How do you gather inspiration before embarking on a new project?
Everything depends on the context. However, observation has often proven to be an important tool for me. I love to watch how people interact with objects, how they use them or personalise them in different ways. Sometimes, inspiration comes from the material itself, its physicality. Tactility is very important to me, and playing with samples of glass or fabrics can easily initiate the creative process. But no matter how I get that first idea, I always like to start offline – otherwise the overload of visual images from the internet will often sabotage the process. It needs to be hands-on – just like the product will be in the end.
What sparked the initial idea for the Drop vase for blomus?
I like glass a lot – I have worked with this unique material for years. When I was studying in Copenhagen, I blew glass as part of my education, and that gave me a pretty detailed understanding of how to work with glass to achieve the desired shape, colour and density. When designing Drop, I was mainly interested in how glass reacts in its own special way when blown with the use of a pipe. I remember how I loved to watch how gravity and the weight of the material would affect the shape when the hot glass bubble was cooled down and kind of “frozen” into the shape of a perfectly rounded drop while it was falling. This is so fundamental to how glass reacts, essential to what glass is. With Drop, I wanted to capture exactly that.
The vase is an almost archetypical object that has been endlessly reinterpreted. How did that impact your creative process?
The vase as an object readily reflects the personality and style of its owner. So even though it’s archetypical, there is always a context. Hence, the status of the object was no restraint – I found it quite easy to focus entirely on creating a vase that would fit into the aesthetic universe of blomus. What also fascinates me is the democratic aspect of the vase; flowers and plants are the most accessible form of beauty that everyone can relate to.
How did the choice of material impact the shape of the object?

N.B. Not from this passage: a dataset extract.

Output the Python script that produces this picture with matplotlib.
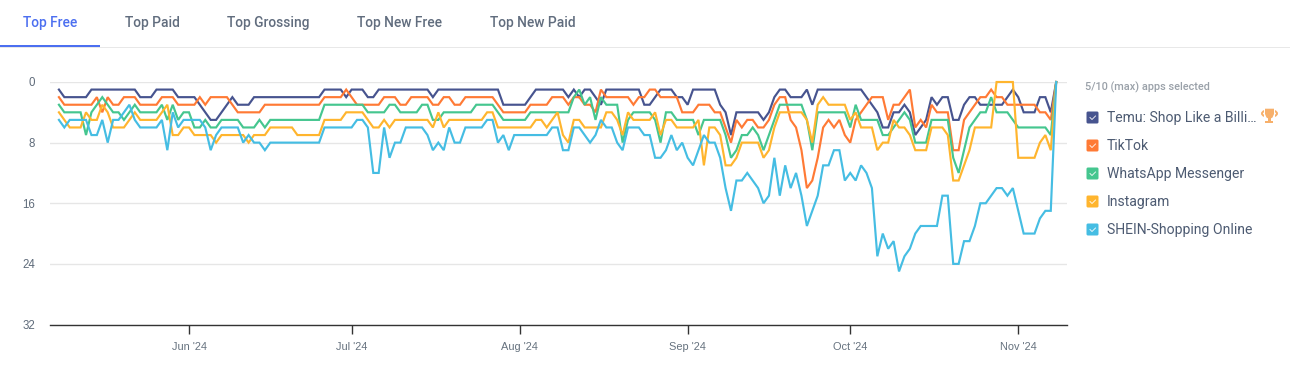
import matplotlib
matplotlib.use("Agg")
import matplotlib.pyplot as plt
import matplotlib.dates as mdates
import pandas as pd
from matplotlib.patches import FancyBboxPatch, Rectangle, Ellipse, Polygon

plt.rcParams['font.family'] = ['Roboto', 'DejaVu Sans']

# Daily rank, May 8 to Nov 8 2024
START_DATE = '2024-05-08'

temu = [
    1,2,2,2,2,2,1,1,1,1,1,1,1,1,1,2,2,2,1,1,
    1,1,2,2,2,2,3,4,5,5,4,3,2,3,3,3,2,2,2,2,
    2,2,2,2,2,2,2,2,2,1,1,1,1,2,1,1,1,2,2,1,
    1,1,1,1,1,1,1,1,1,2,1,1,1,1,1,1,1,1,1,1,
    1,1,3,3,3,3,3,2,1,1,1,1,1,1,2,1,2,1,1,2,
    3,1,1,1,1,1,1,1,3,3,2,1,1,1,2,2,3,1,1,1,
    1,1,3,4,7,4,4,4,4,4,5,4,2,1,1,2,2,2,1,3,
    1,1,1,1,1,1,1,1,1,2,3,4,6,6,4,4,3,4,7,6,
    5,2,3,2,2,5,5,3,2,2,3,3,3,3,3,2,1,2,4,4,
    4,2,2,4,0]
tiktok = [
    2,3,3,3,3,3,3,2,4,2,3,3,2,2,2,3,3,3,3,2,
    2,2,3,3,3,3,2,3,2,2,2,2,3,4,4,4,4,4,3,3,
    3,3,3,3,3,3,3,3,3,2,2,2,2,1,2,3,3,3,3,3,
    2,2,2,3,3,2,2,2,2,3,3,2,2,3,3,2,2,2,2,2,
    2,3,4,4,4,4,4,3,3,3,3,2,2,2,3,2,2,3,3,4,
    1,2,2,2,2,2,3,2,2,1,1,2,2,2,2,4,4,4,3,3,
    3,4,4,6,8,5,6,5,5,6,6,5,3,2,2,5,6,9,14,13,
    10,6,5,6,5,7,8,5,4,3,2,2,2,5,3,3,2,1,6,5,
    6,3,4,4,4,9,9,5,4,3,2,2,1,2,2,3,3,3,3,3,
    3,4,4,5,0]
whatsapp = [
    3,4,4,4,4,7,4,3,2,3,4,4,5,4,3,4,4,4,4,3,
    5,3,5,4,4,6,6,5,6,6,5,5,5,5,6,6,6,5,6,5,
    5,5,5,5,5,5,5,5,5,3,3,3,3,3,3,3,3,4,4,4,
    4,3,3,4,4,4,4,3,3,5,5,4,4,4,4,4,4,3,3,3,
    3,4,5,5,5,5,5,4,4,4,4,4,4,4,4,2,1,3,2,5,
    2,3,3,3,8,5,4,4,4,4,5,8,4,4,5,5,5,5,7,5,
    5,5,5,7,10,9,7,7,6,7,9,7,5,3,3,3,3,3,5,9,
    4,4,4,4,4,4,6,3,5,5,5,5,7,7,6,5,4,5,8,8,
    8,5,5,5,5,10,12,9,6,5,4,4,2,4,4,4,5,6,6,6,
    6,6,6,7,0]
instagram = [
    4,5,6,6,6,4,5,5,3,4,6,6,6,5,4,5,5,5,5,4,
    3,7,7,6,6,7,7,7,7,8,7,7,7,7,7,8,7,7,7,6,
    6,6,6,6,7,7,7,7,7,5,5,5,5,4,4,4,4,5,6,6,
    5,6,5,5,5,5,5,5,5,6,4,6,5,5,5,5,5,5,5,4,
    4,6,6,6,6,6,6,6,5,5,6,5,4,7,8,5,5,6,6,6,
    6,4,4,5,7,4,5,5,5,5,4,7,5,5,6,6,6,6,5,11,
    6,6,7,11,11,10,8,8,8,8,10,9,6,4,4,4,4,4,5,8,
    3,2,3,3,3,3,5,4,6,6,6,9,8,8,5,6,6,7,9,9,
    9,6,6,6,7,13,13,11,9,6,6,6,6,0,0,0,0,10,10,10,
    10,8,7,9,0]
shein = [
    5,6,5,5,5,5,7,7,5,8,5,5,4,3,5,6,6,6,6,5,
    9,4,6,5,5,5,5,6,9,7,6,6,6,6,8,7,8,8,9,8,
    8,8,8,8,8,8,8,8,8,6,6,6,6,6,6,5,5,6,12,12,
    6,10,8,8,6,6,6,6,7,9,8,9,6,8,8,6,6,6,6,5,
    5,8,7,9,7,7,7,7,7,7,7,6,6,9,9,6,6,7,8,7,
    5,6,6,8,9,6,6,6,7,7,10,10,9,7,9,8,10,11,9,7,
    8,8,10,14,17,13,13,12,13,14,16,15,10,15,11,14,12,15,19,17,
    15,11,11,9,9,13,12,13,11,12,14,23,20,22,21,25,23,22,20,19,
    19,19,19,15,15,24,24,21,21,19,16,16,15,14,14,15,14,17,20,20,
    20,18,17,17,0]

app_names = ['Temu: Shop Like a Billi…', 'TikTok', 'WhatsApp Messenger', 'Instagram', 'SHEIN-Shopping Online']
app_ranks = [temu, tiktok, whatsapp, instagram, shein]
app_colors = ['#47548F', '#FF7A35', '#45C68F', '#FFB52E', '#45BDE3']

tab_names = ['Top Free', 'Top Paid', 'Top Grossing', 'Top New Free', 'Top New Paid']
tab_x = [50, 152, 268, 399.5, 533]

y_ticks = [0, 8, 16, 24, 32]
month_ticks = ['2024-06-01', '2024-07-01', '2024-08-01', '2024-09-01', '2024-10-01', '2024-11-01']

W, H = 1290, 374
fig = plt.figure(figsize=(W / 100, H / 100), dpi=100)

# Plot area, in pixels of the picture
left, right, top, bottom = 50, 1067, 82, 324.5
ax = fig.add_axes([left / W, 1 - bottom / H, (right - left) / W, (bottom - top) / H])

days = pd.date_range(START_DATE, periods=len(temu))
for ranks, color in zip(app_ranks, app_colors):
    ax.plot(days, ranks, color=color, lw=1.55, clip_on=False, solid_joinstyle='miter', zorder=3)

ax.set_ylim(32, 0)
px_per_day = 5.42
june = mdates.date2num(pd.Timestamp('2024-06-01'))
ax.set_xlim(june - (189 - left) / px_per_day, june + (right - 189) / px_per_day)

ax.set_yticks(y_ticks)
ax.grid(axis='y', color='#E6E6E6', lw=1)
ax.set_axisbelow(True)
ax.tick_params(axis='y', length=0, pad=10.8, labelsize=8.3, labelcolor='#5F6B7A',
               labelfontfamily='Liberation Sans')
ax.set_xticks([pd.Timestamp(m) for m in month_ticks])
ax.xaxis.set_major_formatter(mdates.DateFormatter("%b '%y"))
ax.tick_params(axis='x', length=6.8, width=1, color='#333333', pad=6, labelsize=7.9, labelcolor='#66727F',
               labelfontfamily='Liberation Sans')
for side in ['top', 'left', 'right']:
    ax.spines[side].set_visible(False)
ax.spines['bottom'].set_color('#333333')
ax.spines['bottom'].set_linewidth(1)

# Overlay for the tabs and the app list
ov = fig.add_axes([0, 0, 1, 1], zorder=5)
ov.set_xlim(0, W)
ov.set_ylim(H, 0)
ov.axis('off')

ov.add_patch(Rectangle((0, 46.5), W, 1.2, color='#E8E8E8', lw=0))
ov.add_patch(Rectangle((0, 45), 100, 2.4, color='#4C6FF0', lw=0))
for i, (name, x) in enumerate(zip(tab_names, tab_x)):
    ov.text(x, 22.5, name, ha='center', va='center', fontsize=9.9, fontweight='medium',
            color='#4C6FF0' if i == 0 else '#616D7E')

ov.text(1085, 87, '5/10 (max) apps selected', ha='left', va='center', fontsize=7.8,
        fontweight='medium', color='#9AA1A9')

for i, (name, color) in enumerate(zip(app_names, app_colors)):
    y = 117.5 + 28 * i
    ov.add_patch(FancyBboxPatch((1087.5, y - 5), 10, 10, boxstyle='round,pad=1,rounding_size=1.5',
                                fc=color, ec='none'))
    ov.plot([1090, 1092, 1095.5], [y, y + 2, y - 1.5], color='white', lw=0.7, alpha=0.85)
    ov.text(1107, y, name, ha='left', va='center', fontsize=10.1, color='#4D5B72')

# Trophy next to the first app
gold = '#F7B06B'
ov.add_patch(Ellipse((1269.5, 113.5), 15, 7, fc='none', ec=gold, lw=1.4))
ov.add_patch(Rectangle((1264, 108), 11, 11, fc='white', ec='none'))
ov.add_patch(Polygon([(1265, 108.7), (1274, 108.7), (1274, 114), (1272.5, 117.5), (1270.7, 118.5),
                      (1268.3, 118.5), (1266.5, 117.5), (1265, 114)], fc=gold, ec='none'))
ov.add_patch(Rectangle((1268.3, 118), 2.4, 3, fc=gold, ec='none'))
ov.add_patch(Rectangle((1265, 120.7), 8, 2, fc=gold, ec='none'))

fig.savefig('out.png', dpi=100, facecolor='white')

The material itself and the actual process of blowing glass was a huge inspiration. My aim was to create a pure and simple shape, which would change depending on the angle – hence the diagonal cut, which also creates an interesting contrast between the soft curve of the vase and the straight polished surface of the rim. In terms of colour, glass interacts beautifully with light, and the toned-down nuances of brown and grey seemed ideal for the shape.
How do you imagine yourself using the new products in your own everyday life?
I find it the most beautiful when a bouquet of flowers and a vase merge and create some sort of aesthetic unity. So, I will go for flowers that complement the colours and shape of Drop. Also, glass will often add lightness to a space, especially when placed near a source of light. I like to be inspired by the little poetic moments when light hits the glass at a certain time of day, creating a special atmosphere.